Source code of charts:
::::
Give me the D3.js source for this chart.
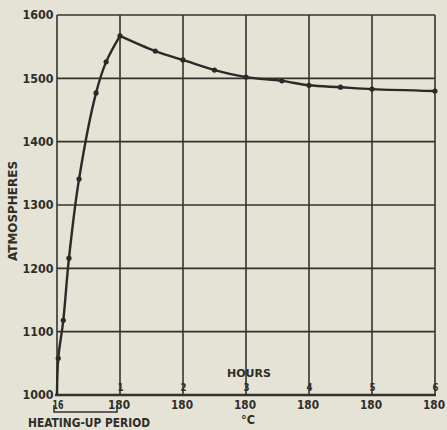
<!DOCTYPE html>
<html>
<head>
<meta charset="utf-8">
<script src="https://cdn.jsdelivr.net/npm/d3@7"></script>
<style>
  body { margin: 0; background: #e4e3d5; }
  svg { display: block; }
  text { font-family: "DejaVu Sans", sans-serif; font-weight: bold; fill: #2e2d2a; }
</style>
</head>
<body>
<svg id="chart"></svg>
<script>
// pressure readings (hours from start, atmospheres)
var hours = [0, 0.02, 0.1, 0.19, 0.35, 0.62, 0.78, 1.0, 1.56, 2, 2.5, 3, 3.57, 4, 4.5, 5, 6];
var atm = [1000, 1058, 1118, 1216, 1341, 1477, 1526, 1567, 1543, 1529, 1513, 1502, 1496, 1489, 1486, 1483, 1480];
var peakIndex = 7;

var yTicks = [1000, 1100, 1200, 1300, 1400, 1500, 1600];
var hourTicks = [1, 2, 3, 4, 5, 6];
var tempLabels = ["16", "180", "180", "180", "180", "180", "180"];

var screen = {width: 447, height: 430};
var margins = {left: 57, right: 12, top: 15, bottom: 35};

var svg = d3.select("#chart")
    .attr("width", screen.width)
    .attr("height", screen.height);

var xScale = d3.scaleLinear()
    .domain([0, 6])
    .range([margins.left, screen.width - margins.right]);

var yScale = d3.scaleLinear()
    .domain([1000, 1600])
    .range([screen.height - margins.bottom, margins.top]);

var ink = "#34332f";

// grid lines
svg.append("g")
    .selectAll("line")
    .data(yTicks)
    .enter()
    .append("line")
    .attr("x1", margins.left)
    .attr("x2", xScale(6))
    .attr("y1", function(d) { return yScale(d); })
    .attr("y2", function(d) { return yScale(d); })
    .attr("stroke", ink)
    .attr("stroke-width", 1.6);

svg.append("g")
    .selectAll("line")
    .data([0].concat(hourTicks))
    .enter()
    .append("line")
    .attr("x1", function(d) { return xScale(d); })
    .attr("x2", function(d) { return xScale(d); })
    .attr("y1", yScale(1600))
    .attr("y2", yScale(1000))
    .attr("stroke", ink)
    .attr("stroke-width", 1.6);

// heavier base line
svg.append("line")
    .attr("x1", xScale(0) - 2)
    .attr("x2", xScale(6) + 1)
    .attr("y1", yScale(1000))
    .attr("y2", yScale(1000))
    .attr("stroke", ink)
    .attr("stroke-width", 2.6);

// y axis labels
var yAxis = d3.axisLeft(yScale)
    .tickValues(yTicks)
    .tickSize(0)
    .tickPadding(3)
    .tickFormat(d3.format("d"));

svg.append("g")
    .attr("transform", "translate(" + (margins.left - 0.5) + ",0)")
    .call(yAxis)
    .call(function(g) { g.select(".domain").remove(); })
    .selectAll("text")
    .attr("font-size", 12)
    .attr("font-family", "DejaVu Sans")
    .attr("font-weight", "bold")
    .attr("fill", "#2e2d2a")
    .attr("textLength", 31)
    .attr("lengthAdjust", "spacingAndGlyphs");

svg.append("text")
    .attr("transform", "translate(17,211) rotate(-90)")
    .attr("text-anchor", "middle")
    .attr("font-size", 12)
    .attr("textLength", 100)
    .attr("lengthAdjust", "spacingAndGlyphs")
    .text("ATMOSPHERES");

// hour numbers above the base line
svg.append("g")
    .selectAll("text")
    .data(hourTicks)
    .enter()
    .append("text")
    .attr("x", function(d) { return xScale(d) + 0.5; })
    .attr("y", yScale(1000) - 4.5)
    .attr("text-anchor", "middle")
    .attr("font-size", 11)
    .attr("textLength", 6)
    .attr("lengthAdjust", "spacingAndGlyphs")
    .text(function(d) { return d; });

svg.append("text")
    .attr("x", 227)
    .attr("y", 377)
    .attr("font-size", 11)
    .attr("textLength", 44)
    .attr("lengthAdjust", "spacingAndGlyphs")
    .text("HOURS");

// temperature labels below
svg.append("g")
    .selectAll("text")
    .data(tempLabels)
    .enter()
    .append("text")
    .attr("x", function(d, i) { return xScale(i) - 1 + (i == 0 ? 2 : 0); })
    .attr("y", yScale(1000) + 14)
    .attr("text-anchor", "middle")
    .attr("font-size", 12)
    .attr("textLength", function(d) { return d.length == 2 ? 11 : 22; })
    .attr("lengthAdjust", "spacingAndGlyphs")
    .text(function(d) { return d; });

svg.append("text")
    .attr("x", xScale(3) + 2)
    .attr("y", 424)
    .attr("text-anchor", "middle")
    .attr("font-size", 12)
    .attr("textLength", 14)
    .attr("lengthAdjust", "spacingAndGlyphs")
    .text("°C");

// heating-up bracket
svg.append("path")
    .attr("d", "M" + (xScale(0) - 3) + ",405 L" + (xScale(0) - 3) + ",412 L" + (xScale(1) - 3) + ",412 L" + (xScale(1) - 3) + ",405")
    .attr("fill", "none")
    .attr("stroke", ink)
    .attr("stroke-width", 1.5);

svg.append("text")
    .attr("x", 28)
    .attr("y", 427)
    .attr("font-size", 12)
    .attr("textLength", 122)
    .attr("lengthAdjust", "spacingAndGlyphs")
    .text("HEATING-UP PERIOD");

// curve
var points = hours.map(function(h, i) { return [h, atm[i]]; });

var line = d3.line()
    .x(function(d) { return xScale(d[0]); })
    .y(function(d) { return yScale(d[1]); })
    .curve(d3.curveCatmullRom.alpha(0.5));

svg.append("path")
    .attr("d", line(points.slice(0, peakIndex + 1)))
    .attr("fill", "none")
    .attr("stroke", "#2b2a27")
    .attr("stroke-width", 2.4);

svg.append("path")
    .attr("d", line(points.slice(peakIndex)))
    .attr("fill", "none")
    .attr("stroke", "#2b2a27")
    .attr("stroke-width", 2.4);

svg.append("g")
    .selectAll("circle")
    .data(points.slice(1))
    .enter()
    .append("circle")
    .attr("cx", function(d) { return xScale(d[0]); })
    .attr("cy", function(d) { return yScale(d[1]); })
    .attr("r", 2.6)
    .attr("fill", "#2b2a27");
</script>
</body>
</html>
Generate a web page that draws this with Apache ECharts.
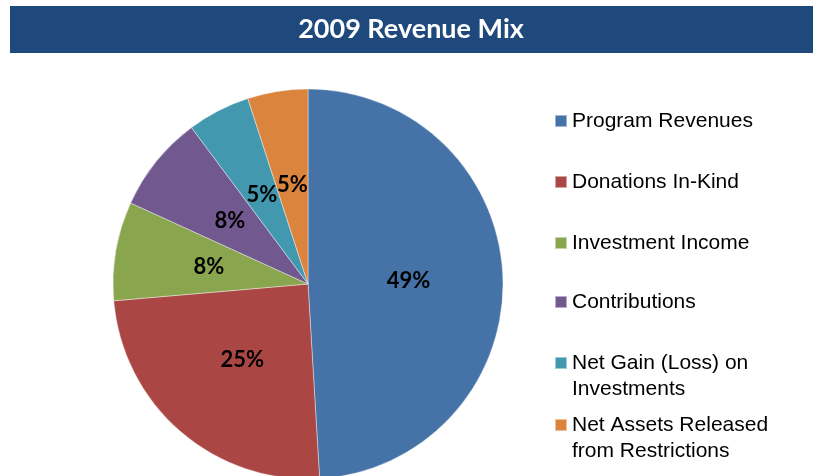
<!DOCTYPE html>
<html>
<head>
<meta charset="utf-8">
<script src="https://cdn.jsdelivr.net/npm/echarts@6/dist/echarts.min.js"></script>
<style>
  html, body { margin: 0; padding: 0; background: #fff; }
  #chart { width: 816px; height: 476px; }
</style>
</head>
<body>
<div id="chart"></div>
<script>
// (share of revenue, %)
let categories = [
    'Program Revenues',
    'Donations In-Kind',
    'Investment Income',
    'Contributions',
    'Net Gain (Loss) on\nInvestments',
    'Net Assets Released\nfrom Restrictions'
];
let values = [49.1, 24.6, 8.2, 8.0, 5.2, 5.0];
let colors = ['#4572A7', '#AA4643', '#89A54E', '#71588F', '#4198AF', '#DB843D'];

// legend rows, top of each row
let legendTops = [108, 169, 230, 289, 350, 412];

// square on the first line only, for the two-line names
let tallIcon = 'path://M0,0h12v12h-12z M0,37.9h0.1v0.1h-0.1z';

let chart = echarts.init(document.getElementById('chart'));

let legends = categories.map((name, i) => ({
    data: [{ name, icon: name.indexOf('\n') >= 0 ? tallIcon : 'rect' }],
    orient: 'vertical',
    left: 554,
    top: legendTops[i],
    padding: 0,
    itemWidth: 12,
    itemHeight: name.indexOf('\n') >= 0 ? 38 : 12,
    selectedMode: false,
    textStyle: {
        fontFamily: '"Liberation Sans", Arial, sans-serif',
        fontSize: 21,
        lineHeight: 26,
        color: '#000'
    }
}));

let option = {
    backgroundColor: '#fff',
    animation: false,
    graphic: [{
        type: 'rect',
        left: 10,
        top: 6,
        shape: { width: 803, height: 47 },
        style: { fill: '#1F497D' },
        z: 0
    }],
    title: {
        text: '2009 Revenue Mix',
        left: 411,
        top: 29,
        textAlign: 'center',
        textVerticalAlign: 'middle',
        padding: 0,
        textStyle: {
            fontFamily: 'Lato, sans-serif',
            fontWeight: 'bold',
            fontSize: 27,
            color: '#fff'
        },
        z: 5
    },
    legend: legends,
    series: [{
        type: 'pie',
        center: [308, 284],
        radius: 195,
        startAngle: 90,
        clockwise: true,
        silent: true,
        avoidLabelOverlap: false,
        color: colors,
        itemStyle: {
            borderColor: 'rgba(255,255,255,0.5)',
            borderWidth: 0.8
        },
        label: {
            position: 'inside',
            formatter: p => Math.round(p.value) + '%',
            fontFamily: 'Lato, sans-serif',
            fontWeight: 'bold',
            fontSize: 22,
            color: '#000'
        },
        labelLayout: { hideOverlap: false },
        labelLine: { show: false },
        data: categories.map((name, i) => ({ name, value: values[i] }))
    }]
};

chart.setOption(option);
</script>
</body>
</html>
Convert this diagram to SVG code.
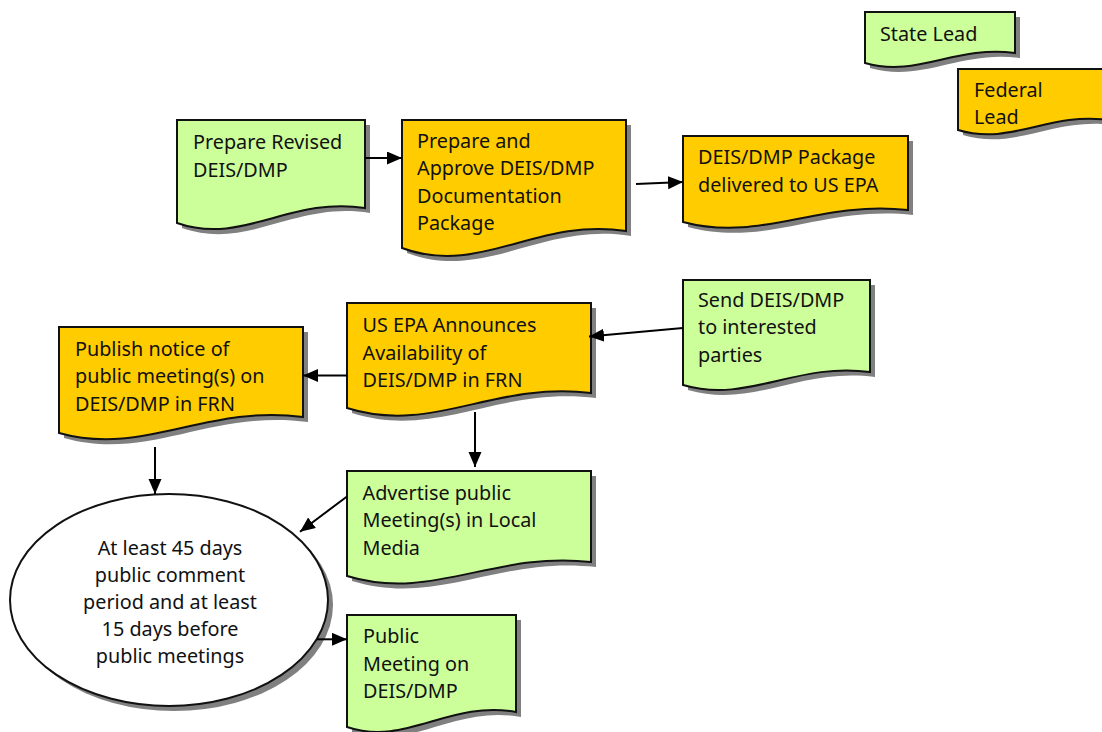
::::
● **Task prompt**
Without the pictures, write out exactly the lines from the one that has "Generate a web" down to the one that has "let chart = echarts.init(document.getElementById('chart'));", both included.

● **Full solution**
Generate a web page that draws this with Apache ECharts.
<!DOCTYPE html>
<html>
<head>
<meta charset="utf-8">
<script src="https://cdn.jsdelivr.net/npm/echarts@6/dist/echarts.min.js"></script>
<style>
  html, body { margin: 0; padding: 0; background: #fff; }
  #chart { width: 816px; height: 476px; }
</style>
</head>
<body>
<div id="chart"></div>
<script>
// (share of revenue, %)
let categories = [
    'Program Revenues',
    'Donations In-Kind',
    'Investment Income',
    'Contributions',
    'Net Gain (Loss) on\nInvestments',
    'Net Assets Released\nfrom Restrictions'
];
let values = [49.1, 24.6, 8.2, 8.0, 5.2, 5.0];
let colors = ['#4572A7', '#AA4643', '#89A54E', '#71588F', '#4198AF', '#DB843D'];

// legend rows, top of each row
let legendTops = [108, 169, 230, 289, 350, 412];

// square on the first line only, for the two-line names
let tallIcon = 'path://M0,0h12v12h-12z M0,37.9h0.1v0.1h-0.1z';

let chart = echarts.init(document.getElementById('chart'));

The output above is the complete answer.